_Written request_
Reproduce the data exactly and drop any pictures it holds.
begin Available data
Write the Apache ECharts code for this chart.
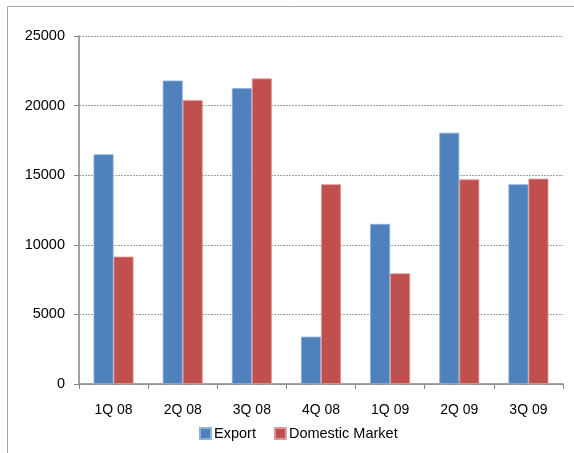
<!DOCTYPE html>
<html><head><meta charset="utf-8">
<script src="https://cdn.jsdelivr.net/npm/echarts@6/dist/echarts.min.js"></script>
<style>html,body{margin:0;padding:0;background:#fff}#c{width:574px;height:453px}</style>
</head><body><div id="c"></div>
<script>
const categories = ['1Q 08','2Q 08','3Q 08','4Q 08','1Q 09','2Q 09','3Q 09'];
const exportValues = [16500, 21800, 21250, 3400, 11500, 18050, 14350];
const domesticValues = [9150, 20400, 21950, 14350, 7950, 14700, 14750];
const yTicks = [0, 5000, 10000, 15000, 20000, 25000];

const chart = echarts.init(document.getElementById('c'));
const font = 'Liberation Sans, Arial, sans-serif';
chart.setOption({
  animation: false,
  graphic: [{type:'rect', shape:{x:7.5,y:6.5,width:600,height:500}, style:{fill:'none',stroke:'#a6a6a6',lineWidth:1}}],
  grid: {left:79, right:11, top:36, bottom:69, containLabel:false},
  legend: {
    left:199, top:426, padding:0, itemWidth:11, itemHeight:11, itemGap:18,
    icon:'rect',
    textStyle:{fontFamily:font, fontSize:14.5, color:'#000', padding:[0,0,0,-2]},
    data:['Export','Domestic Market']
  },
  xAxis: {
    type:'category', data:categories,
    axisLine:{lineStyle:{color:'#868686', width:1.5}},
    axisTick:{show:true, length:5, lineStyle:{color:'#868686'}, alignWithLabel:false},
    axisLabel:{fontFamily:font, fontSize:14, color:'#000', margin:19}
  },
  yAxis: {
    type:'value', min:yTicks[0], max:yTicks[yTicks.length-1], interval:5000,
    axisLine:{show:true, lineStyle:{color:'#868686', width:1.5}},
    axisTick:{show:true, length:5, lineStyle:{color:'#868686'}},
    axisLabel:{fontFamily:font, fontSize:14.5, color:'#000', margin:14, formatter: v => String(v)},
    splitLine:{lineStyle:{color:'#a0a0a0', type:[2,1], width:1}}
  },
  series: [
    {name:'Export', type:'bar', data:exportValues, barWidth:20, barGap:'0%',
     itemStyle:{color:'#4F81BD', borderColor:'#8fb0d9', borderWidth:0.8}},
    {name:'Domestic Market', type:'bar', data:domesticValues, barWidth:20,
     itemStyle:{color:'#C0504D', borderColor:'#dc9a98', borderWidth:0.8}}
  ]
});
</script></body></html>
end Available data
_Output below_
Write the Apache ECharts code for this chart.
<!DOCTYPE html>
<html><head><meta charset="utf-8">
<script src="https://cdn.jsdelivr.net/npm/echarts@6/dist/echarts.min.js"></script>
<style>html,body{margin:0;padding:0;background:#fff}#c{width:574px;height:453px}</style>
</head><body><div id="c"></div>
<script>
const categories = ['1Q 08','2Q 08','3Q 08','4Q 08','1Q 09','2Q 09','3Q 09'];
const exportValues = [16500, 21800, 21250, 3400, 11500, 18050, 14350];
const domesticValues = [9150, 20400, 21950, 14350, 7950, 14700, 14750];
const yTicks = [0, 5000, 10000, 15000, 20000, 25000];

const chart = echarts.init(document.getElementById('c'));
const font = 'Liberation Sans, Arial, sans-serif';
chart.setOption({
  animation: false,
  graphic: [{type:'rect', shape:{x:7.5,y:6.5,width:600,height:500}, style:{fill:'none',stroke:'#a6a6a6',lineWidth:1}}],
  grid: {left:79, right:11, top:36, bottom:69, containLabel:false},
  legend: {
    left:199, top:426, padding:0, itemWidth:11, itemHeight:11, itemGap:18,
    icon:'rect',
    textStyle:{fontFamily:font, fontSize:14.5, color:'#000', padding:[0,0,0,-2]},
    data:['Export','Domestic Market']
  },
  xAxis: {
    type:'category', data:categories,
    axisLine:{lineStyle:{color:'#868686', width:1.5}},
    axisTick:{show:true, length:5, lineStyle:{color:'#868686'}, alignWithLabel:false},
    axisLabel:{fontFamily:font, fontSize:14, color:'#000', margin:19}
  },
  yAxis: {
    type:'value', min:yTicks[0], max:yTicks[yTicks.length-1], interval:5000,
    axisLine:{show:true, lineStyle:{color:'#868686', width:1.5}},
    axisTick:{show:true, length:5, lineStyle:{color:'#868686'}},
    axisLabel:{fontFamily:font, fontSize:14.5, color:'#000', margin:14, formatter: v => String(v)},
    splitLine:{lineStyle:{color:'#a0a0a0', type:[2,1], width:1}}
  },
  series: [
    {name:'Export', type:'bar', data:exportValues, barWidth:20, barGap:'0%',
     itemStyle:{color:'#4F81BD', borderColor:'#8fb0d9', borderWidth:0.8}},
    {name:'Domestic Market', type:'bar', data:domesticValues, barWidth:20,
     itemStyle:{color:'#C0504D', borderColor:'#dc9a98', borderWidth:0.8}}
  ]
});
</script></body></html>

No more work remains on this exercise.